# Problem details:
Find every line below that contains the word "this" and copy it out.

# Provided material:
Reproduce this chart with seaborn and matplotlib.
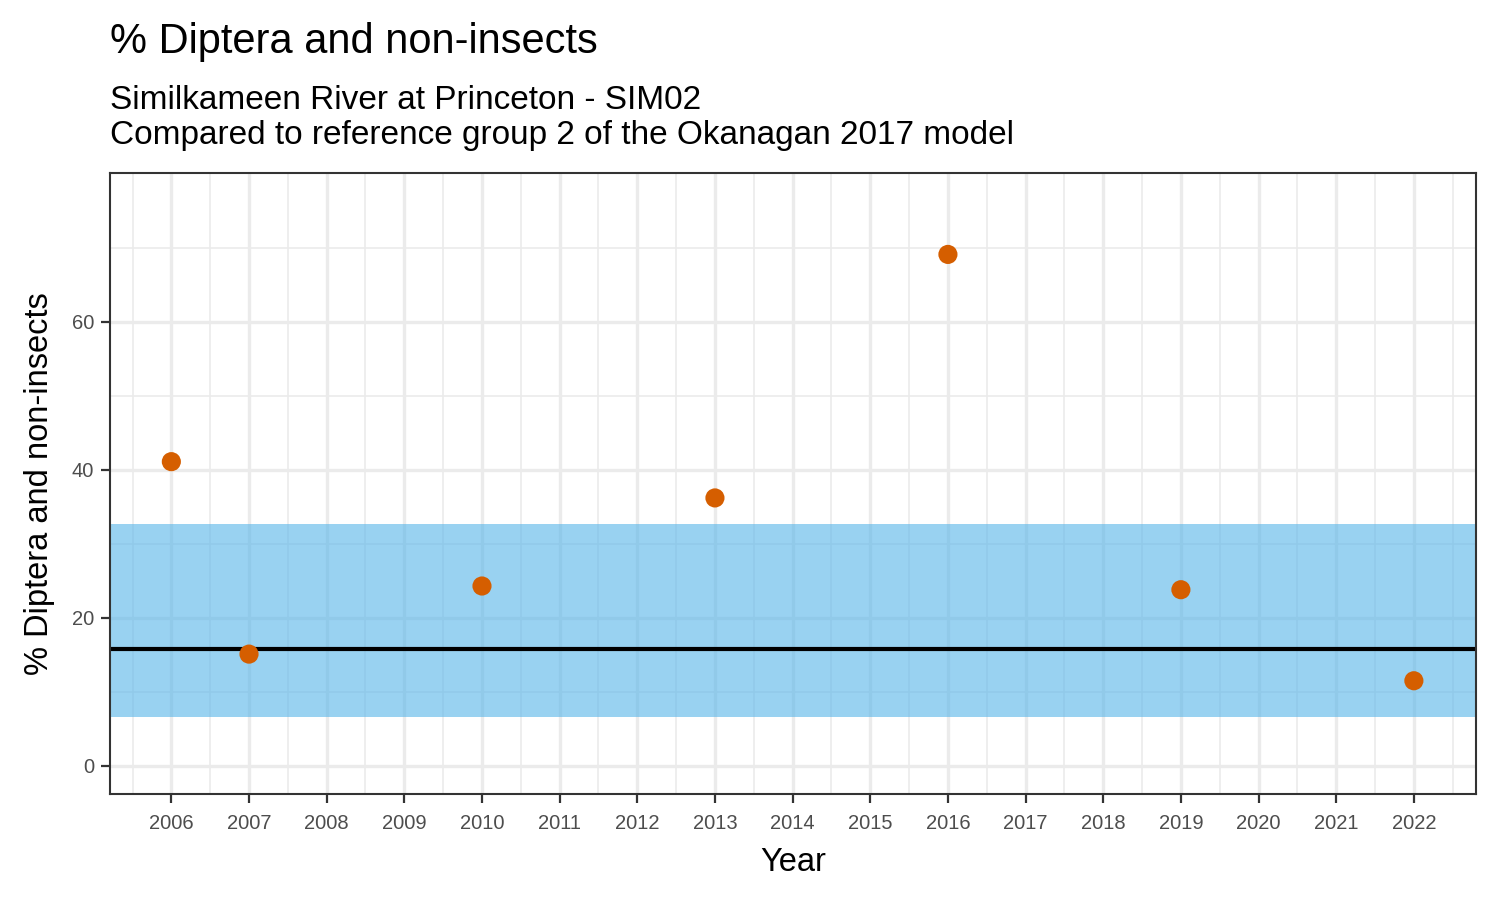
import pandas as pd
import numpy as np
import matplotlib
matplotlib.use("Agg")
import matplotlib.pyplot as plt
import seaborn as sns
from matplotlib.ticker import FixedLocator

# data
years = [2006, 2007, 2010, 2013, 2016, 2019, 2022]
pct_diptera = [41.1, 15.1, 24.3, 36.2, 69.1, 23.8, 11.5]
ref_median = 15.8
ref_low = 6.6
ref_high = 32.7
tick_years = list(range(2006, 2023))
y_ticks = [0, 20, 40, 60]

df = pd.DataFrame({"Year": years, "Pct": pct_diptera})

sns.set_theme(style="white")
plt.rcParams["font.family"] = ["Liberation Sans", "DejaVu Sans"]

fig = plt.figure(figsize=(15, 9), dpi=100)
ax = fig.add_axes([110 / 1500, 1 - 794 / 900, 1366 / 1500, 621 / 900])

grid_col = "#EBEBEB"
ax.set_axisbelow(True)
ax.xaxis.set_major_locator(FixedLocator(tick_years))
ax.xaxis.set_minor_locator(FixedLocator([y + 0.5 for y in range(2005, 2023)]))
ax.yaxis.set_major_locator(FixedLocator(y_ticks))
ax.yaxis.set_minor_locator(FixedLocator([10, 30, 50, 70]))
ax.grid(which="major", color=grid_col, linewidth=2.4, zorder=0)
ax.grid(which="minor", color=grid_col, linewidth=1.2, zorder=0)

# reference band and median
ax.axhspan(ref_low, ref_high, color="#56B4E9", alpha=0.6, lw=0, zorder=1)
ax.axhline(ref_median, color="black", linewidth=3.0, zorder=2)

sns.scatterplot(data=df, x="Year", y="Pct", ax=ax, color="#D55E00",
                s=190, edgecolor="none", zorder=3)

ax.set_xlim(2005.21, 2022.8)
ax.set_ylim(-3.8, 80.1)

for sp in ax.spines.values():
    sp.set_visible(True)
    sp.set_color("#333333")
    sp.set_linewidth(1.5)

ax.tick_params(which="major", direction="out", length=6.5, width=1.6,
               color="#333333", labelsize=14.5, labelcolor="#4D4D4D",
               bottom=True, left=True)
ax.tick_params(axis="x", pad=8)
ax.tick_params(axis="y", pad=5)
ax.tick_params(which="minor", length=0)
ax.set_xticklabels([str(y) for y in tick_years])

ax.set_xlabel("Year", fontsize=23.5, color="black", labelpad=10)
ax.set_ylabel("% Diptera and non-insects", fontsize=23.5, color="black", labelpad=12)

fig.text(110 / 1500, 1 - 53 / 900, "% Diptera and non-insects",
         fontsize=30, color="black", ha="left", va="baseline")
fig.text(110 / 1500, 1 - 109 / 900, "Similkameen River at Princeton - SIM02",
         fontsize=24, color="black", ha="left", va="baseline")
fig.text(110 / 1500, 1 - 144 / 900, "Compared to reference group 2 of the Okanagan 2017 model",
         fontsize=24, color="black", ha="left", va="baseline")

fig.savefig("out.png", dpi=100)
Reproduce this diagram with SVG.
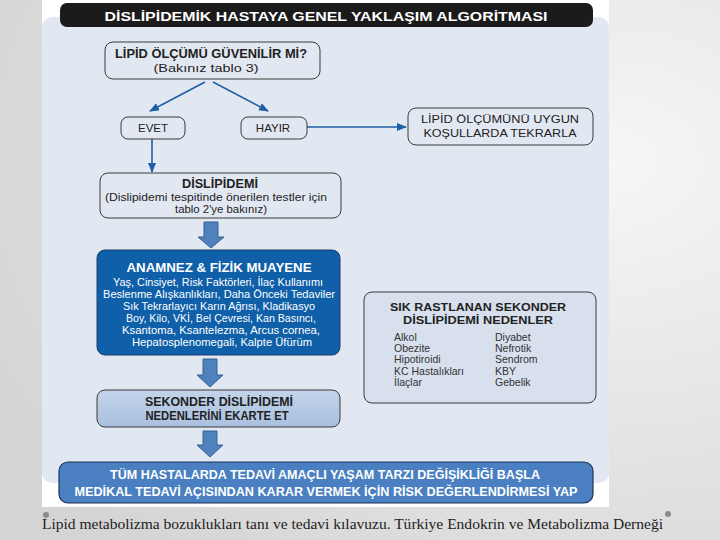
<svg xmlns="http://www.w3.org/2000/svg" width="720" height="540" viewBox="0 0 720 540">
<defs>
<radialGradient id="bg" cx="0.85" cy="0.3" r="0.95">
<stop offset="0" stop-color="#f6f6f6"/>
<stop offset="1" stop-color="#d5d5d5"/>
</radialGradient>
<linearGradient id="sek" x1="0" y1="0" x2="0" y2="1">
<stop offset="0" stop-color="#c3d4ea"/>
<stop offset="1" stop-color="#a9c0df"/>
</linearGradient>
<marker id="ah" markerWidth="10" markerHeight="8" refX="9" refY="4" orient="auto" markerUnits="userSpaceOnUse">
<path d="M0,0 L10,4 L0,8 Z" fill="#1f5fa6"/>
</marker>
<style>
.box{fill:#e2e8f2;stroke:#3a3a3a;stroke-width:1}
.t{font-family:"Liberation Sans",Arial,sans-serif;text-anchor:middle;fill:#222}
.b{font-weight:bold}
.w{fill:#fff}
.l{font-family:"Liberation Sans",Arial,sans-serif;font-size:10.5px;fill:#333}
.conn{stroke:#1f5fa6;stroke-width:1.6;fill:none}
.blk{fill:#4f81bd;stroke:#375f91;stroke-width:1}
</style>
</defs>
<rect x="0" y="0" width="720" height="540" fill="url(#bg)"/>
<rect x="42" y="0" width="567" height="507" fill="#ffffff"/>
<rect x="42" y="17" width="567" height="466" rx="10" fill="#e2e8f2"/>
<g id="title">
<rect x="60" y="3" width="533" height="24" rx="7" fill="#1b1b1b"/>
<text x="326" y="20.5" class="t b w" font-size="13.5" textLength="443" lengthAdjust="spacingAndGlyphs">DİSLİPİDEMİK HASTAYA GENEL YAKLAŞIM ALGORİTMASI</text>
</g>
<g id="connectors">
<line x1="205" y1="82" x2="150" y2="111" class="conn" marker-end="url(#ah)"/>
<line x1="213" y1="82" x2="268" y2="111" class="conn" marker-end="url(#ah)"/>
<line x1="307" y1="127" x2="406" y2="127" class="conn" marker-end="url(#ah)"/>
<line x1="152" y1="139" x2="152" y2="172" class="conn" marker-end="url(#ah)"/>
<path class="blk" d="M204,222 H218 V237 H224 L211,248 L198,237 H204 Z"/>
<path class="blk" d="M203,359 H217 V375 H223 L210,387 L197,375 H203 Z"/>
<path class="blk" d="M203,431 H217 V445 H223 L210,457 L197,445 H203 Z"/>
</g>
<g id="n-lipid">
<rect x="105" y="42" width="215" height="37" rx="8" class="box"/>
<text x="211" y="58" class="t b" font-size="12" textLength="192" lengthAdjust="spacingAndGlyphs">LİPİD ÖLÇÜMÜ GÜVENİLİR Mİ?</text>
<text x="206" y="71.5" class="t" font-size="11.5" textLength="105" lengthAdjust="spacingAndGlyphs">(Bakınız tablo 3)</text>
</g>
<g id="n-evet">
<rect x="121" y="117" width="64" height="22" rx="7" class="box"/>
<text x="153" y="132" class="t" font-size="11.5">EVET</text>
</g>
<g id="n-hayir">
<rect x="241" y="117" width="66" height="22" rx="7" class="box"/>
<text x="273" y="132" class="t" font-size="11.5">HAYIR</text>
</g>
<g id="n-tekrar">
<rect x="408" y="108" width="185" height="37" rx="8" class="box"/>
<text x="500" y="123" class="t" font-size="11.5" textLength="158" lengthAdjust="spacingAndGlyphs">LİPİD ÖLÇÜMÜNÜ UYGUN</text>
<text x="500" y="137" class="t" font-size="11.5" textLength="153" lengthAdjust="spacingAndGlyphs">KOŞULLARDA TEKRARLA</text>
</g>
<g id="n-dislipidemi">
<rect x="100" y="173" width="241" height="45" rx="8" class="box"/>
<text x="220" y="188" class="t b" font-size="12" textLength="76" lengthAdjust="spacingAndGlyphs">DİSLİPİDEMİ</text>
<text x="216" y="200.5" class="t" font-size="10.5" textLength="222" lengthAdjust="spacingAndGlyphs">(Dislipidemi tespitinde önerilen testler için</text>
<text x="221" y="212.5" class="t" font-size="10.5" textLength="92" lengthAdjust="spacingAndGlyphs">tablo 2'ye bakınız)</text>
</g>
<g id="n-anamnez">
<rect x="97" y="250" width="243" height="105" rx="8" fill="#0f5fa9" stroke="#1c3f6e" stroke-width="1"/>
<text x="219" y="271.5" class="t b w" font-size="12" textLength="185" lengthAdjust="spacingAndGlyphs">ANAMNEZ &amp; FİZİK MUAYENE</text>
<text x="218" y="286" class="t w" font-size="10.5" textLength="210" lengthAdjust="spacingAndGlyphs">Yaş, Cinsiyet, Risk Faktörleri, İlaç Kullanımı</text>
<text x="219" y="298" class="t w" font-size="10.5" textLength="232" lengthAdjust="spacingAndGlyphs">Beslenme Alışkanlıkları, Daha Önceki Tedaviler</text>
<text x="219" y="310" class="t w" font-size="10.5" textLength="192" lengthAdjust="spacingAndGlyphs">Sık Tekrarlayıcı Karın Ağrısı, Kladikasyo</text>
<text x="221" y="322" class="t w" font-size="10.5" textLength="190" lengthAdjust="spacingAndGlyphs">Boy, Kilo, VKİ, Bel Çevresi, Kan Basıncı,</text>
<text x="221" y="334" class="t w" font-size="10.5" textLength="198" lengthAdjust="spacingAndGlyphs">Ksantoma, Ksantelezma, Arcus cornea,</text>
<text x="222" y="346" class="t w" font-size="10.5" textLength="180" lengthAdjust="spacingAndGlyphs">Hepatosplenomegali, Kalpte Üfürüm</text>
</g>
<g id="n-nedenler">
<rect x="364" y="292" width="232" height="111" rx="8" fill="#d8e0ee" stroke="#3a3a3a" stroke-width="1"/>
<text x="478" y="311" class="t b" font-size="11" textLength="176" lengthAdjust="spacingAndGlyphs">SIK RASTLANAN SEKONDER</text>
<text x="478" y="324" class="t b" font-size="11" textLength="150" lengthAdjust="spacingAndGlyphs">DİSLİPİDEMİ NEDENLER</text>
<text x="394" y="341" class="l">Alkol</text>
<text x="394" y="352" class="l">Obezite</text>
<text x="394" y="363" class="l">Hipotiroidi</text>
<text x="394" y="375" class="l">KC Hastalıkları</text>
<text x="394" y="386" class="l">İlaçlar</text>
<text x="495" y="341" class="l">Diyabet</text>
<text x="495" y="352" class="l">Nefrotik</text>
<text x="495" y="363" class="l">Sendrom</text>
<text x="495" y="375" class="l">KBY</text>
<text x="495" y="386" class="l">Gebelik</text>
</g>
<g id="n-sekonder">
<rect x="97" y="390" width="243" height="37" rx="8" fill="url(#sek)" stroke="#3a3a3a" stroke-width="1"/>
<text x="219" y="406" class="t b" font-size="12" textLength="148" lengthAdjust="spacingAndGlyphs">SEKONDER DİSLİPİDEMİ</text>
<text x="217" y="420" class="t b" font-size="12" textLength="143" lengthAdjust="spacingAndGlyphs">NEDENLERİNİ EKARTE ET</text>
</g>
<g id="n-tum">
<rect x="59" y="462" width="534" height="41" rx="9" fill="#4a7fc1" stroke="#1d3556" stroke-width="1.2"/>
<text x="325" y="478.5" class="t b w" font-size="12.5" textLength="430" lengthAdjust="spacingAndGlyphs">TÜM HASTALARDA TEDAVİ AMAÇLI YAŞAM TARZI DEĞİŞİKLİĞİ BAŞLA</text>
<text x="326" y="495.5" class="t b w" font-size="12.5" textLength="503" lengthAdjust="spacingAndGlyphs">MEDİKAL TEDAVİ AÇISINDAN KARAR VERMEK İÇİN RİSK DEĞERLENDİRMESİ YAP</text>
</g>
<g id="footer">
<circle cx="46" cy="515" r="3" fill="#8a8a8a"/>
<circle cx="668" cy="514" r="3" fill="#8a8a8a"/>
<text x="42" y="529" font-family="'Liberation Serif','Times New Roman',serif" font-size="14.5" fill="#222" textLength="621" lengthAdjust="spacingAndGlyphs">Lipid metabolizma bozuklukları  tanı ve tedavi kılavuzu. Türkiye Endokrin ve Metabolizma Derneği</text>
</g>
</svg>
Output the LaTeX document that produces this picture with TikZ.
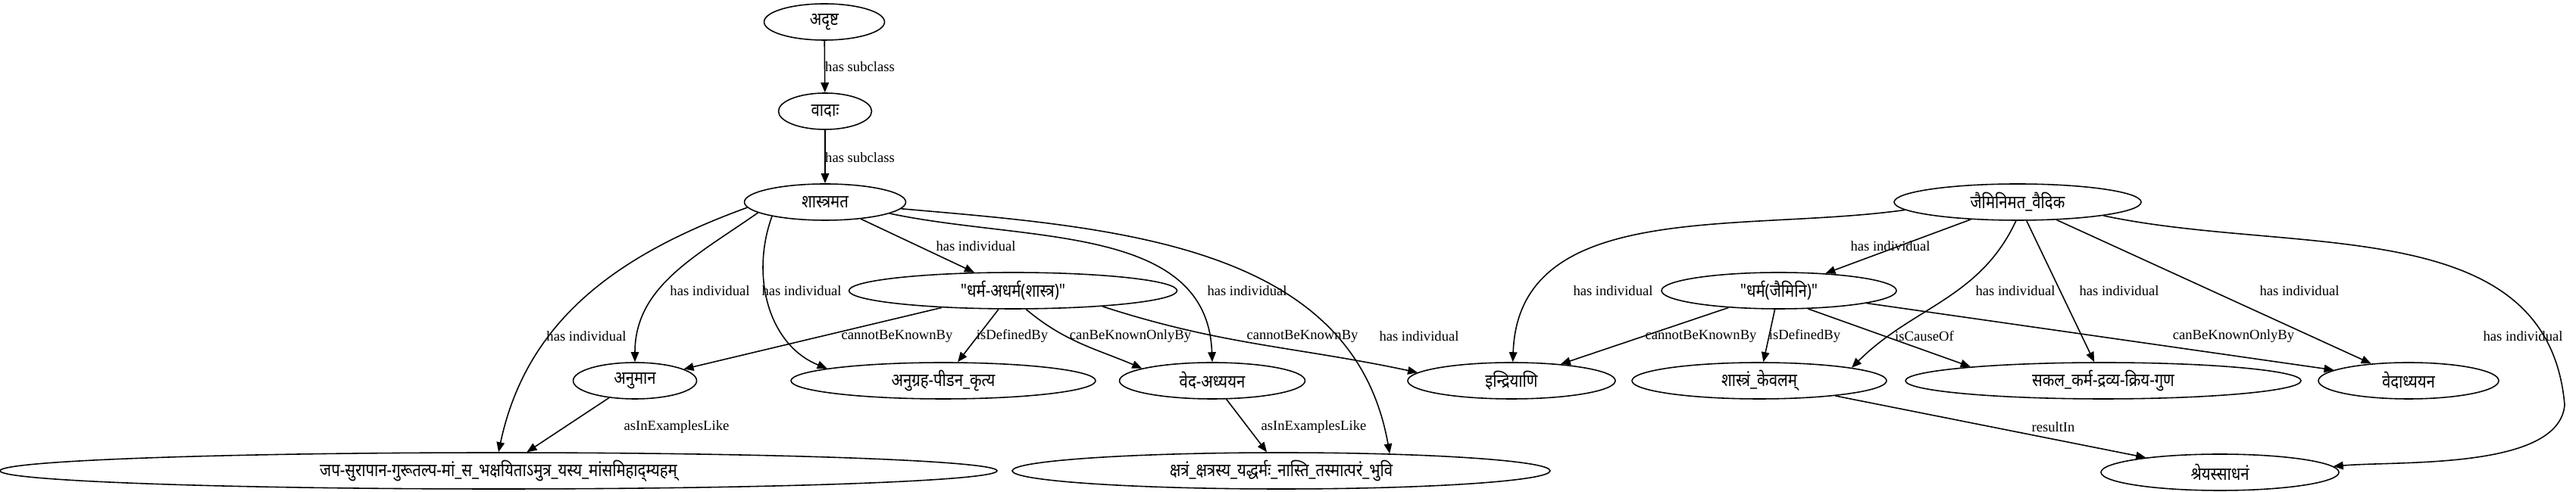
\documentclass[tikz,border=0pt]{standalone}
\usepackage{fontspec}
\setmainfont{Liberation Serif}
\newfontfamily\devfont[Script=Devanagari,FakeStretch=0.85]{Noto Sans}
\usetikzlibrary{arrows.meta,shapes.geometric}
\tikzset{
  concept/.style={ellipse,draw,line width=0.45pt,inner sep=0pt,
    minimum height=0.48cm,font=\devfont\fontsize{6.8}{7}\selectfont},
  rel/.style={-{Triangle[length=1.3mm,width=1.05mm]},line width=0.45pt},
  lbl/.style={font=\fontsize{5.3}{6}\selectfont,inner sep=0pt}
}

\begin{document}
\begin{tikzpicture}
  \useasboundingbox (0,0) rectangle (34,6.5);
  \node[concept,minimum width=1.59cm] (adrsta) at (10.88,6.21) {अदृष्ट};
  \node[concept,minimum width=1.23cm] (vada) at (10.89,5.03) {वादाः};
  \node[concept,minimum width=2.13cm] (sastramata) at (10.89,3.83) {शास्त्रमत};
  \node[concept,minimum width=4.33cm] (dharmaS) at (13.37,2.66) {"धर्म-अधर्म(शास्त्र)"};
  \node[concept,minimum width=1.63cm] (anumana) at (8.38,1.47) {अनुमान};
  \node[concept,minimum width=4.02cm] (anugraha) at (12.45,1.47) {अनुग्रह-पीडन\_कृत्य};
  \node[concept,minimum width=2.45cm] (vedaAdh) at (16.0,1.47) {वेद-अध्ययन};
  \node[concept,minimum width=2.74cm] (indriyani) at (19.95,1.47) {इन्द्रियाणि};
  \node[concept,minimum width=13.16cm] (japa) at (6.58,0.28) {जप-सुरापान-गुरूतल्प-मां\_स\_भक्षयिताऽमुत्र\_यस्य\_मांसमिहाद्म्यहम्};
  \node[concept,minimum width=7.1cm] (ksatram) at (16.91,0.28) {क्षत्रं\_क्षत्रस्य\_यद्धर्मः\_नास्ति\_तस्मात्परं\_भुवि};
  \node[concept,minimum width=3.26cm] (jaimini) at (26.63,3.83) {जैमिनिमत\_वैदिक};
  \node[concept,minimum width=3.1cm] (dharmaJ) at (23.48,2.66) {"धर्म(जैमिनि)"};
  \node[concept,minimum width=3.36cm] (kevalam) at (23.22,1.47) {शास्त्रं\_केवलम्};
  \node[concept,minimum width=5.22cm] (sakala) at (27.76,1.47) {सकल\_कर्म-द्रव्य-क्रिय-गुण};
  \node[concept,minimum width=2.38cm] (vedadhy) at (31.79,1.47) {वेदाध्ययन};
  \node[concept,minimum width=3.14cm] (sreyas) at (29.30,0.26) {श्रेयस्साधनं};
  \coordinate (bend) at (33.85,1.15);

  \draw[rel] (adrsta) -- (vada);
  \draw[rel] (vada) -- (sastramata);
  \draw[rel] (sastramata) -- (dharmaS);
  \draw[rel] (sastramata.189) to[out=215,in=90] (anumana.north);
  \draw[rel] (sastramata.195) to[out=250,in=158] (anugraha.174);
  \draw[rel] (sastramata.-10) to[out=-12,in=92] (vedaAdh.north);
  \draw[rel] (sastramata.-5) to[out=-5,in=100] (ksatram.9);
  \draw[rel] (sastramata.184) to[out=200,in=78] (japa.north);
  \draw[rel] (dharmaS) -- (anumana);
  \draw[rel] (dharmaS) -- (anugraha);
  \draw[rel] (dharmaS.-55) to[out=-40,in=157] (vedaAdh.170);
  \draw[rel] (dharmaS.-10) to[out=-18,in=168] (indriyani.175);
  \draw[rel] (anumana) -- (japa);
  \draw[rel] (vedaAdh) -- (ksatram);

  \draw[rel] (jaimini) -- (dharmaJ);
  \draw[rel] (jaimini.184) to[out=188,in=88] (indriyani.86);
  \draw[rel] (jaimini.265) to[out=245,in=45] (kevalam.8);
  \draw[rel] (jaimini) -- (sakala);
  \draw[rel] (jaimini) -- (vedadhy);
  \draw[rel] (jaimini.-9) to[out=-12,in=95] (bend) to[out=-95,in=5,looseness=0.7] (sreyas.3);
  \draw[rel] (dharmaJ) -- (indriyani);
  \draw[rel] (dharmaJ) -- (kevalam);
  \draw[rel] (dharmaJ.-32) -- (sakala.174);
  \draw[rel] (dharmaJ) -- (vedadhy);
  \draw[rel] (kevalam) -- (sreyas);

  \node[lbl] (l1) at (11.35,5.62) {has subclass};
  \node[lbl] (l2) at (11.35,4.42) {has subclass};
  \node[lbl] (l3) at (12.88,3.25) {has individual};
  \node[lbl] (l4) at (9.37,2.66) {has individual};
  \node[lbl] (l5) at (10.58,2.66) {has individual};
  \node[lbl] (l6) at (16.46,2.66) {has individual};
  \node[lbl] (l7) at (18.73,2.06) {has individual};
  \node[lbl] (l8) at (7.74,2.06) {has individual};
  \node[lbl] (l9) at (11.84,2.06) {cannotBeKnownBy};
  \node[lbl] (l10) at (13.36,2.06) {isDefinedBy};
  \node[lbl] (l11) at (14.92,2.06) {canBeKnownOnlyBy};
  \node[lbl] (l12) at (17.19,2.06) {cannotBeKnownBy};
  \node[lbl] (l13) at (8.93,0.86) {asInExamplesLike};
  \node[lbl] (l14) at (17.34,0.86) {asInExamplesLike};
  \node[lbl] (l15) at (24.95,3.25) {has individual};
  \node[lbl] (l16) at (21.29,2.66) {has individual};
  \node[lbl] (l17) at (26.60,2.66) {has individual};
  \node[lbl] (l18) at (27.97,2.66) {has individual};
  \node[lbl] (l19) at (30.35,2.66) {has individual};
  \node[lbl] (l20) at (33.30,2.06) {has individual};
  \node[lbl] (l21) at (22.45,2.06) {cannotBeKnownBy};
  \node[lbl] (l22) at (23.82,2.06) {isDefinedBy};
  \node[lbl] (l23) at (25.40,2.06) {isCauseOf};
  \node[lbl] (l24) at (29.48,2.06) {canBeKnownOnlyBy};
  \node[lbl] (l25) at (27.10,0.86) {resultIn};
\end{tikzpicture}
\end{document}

# Worked answer:
Reproduce this chart with seaborn and matplotlib.
Reproduce this diagram with SVG.
Output the LaTeX document that produces this picture with TikZ.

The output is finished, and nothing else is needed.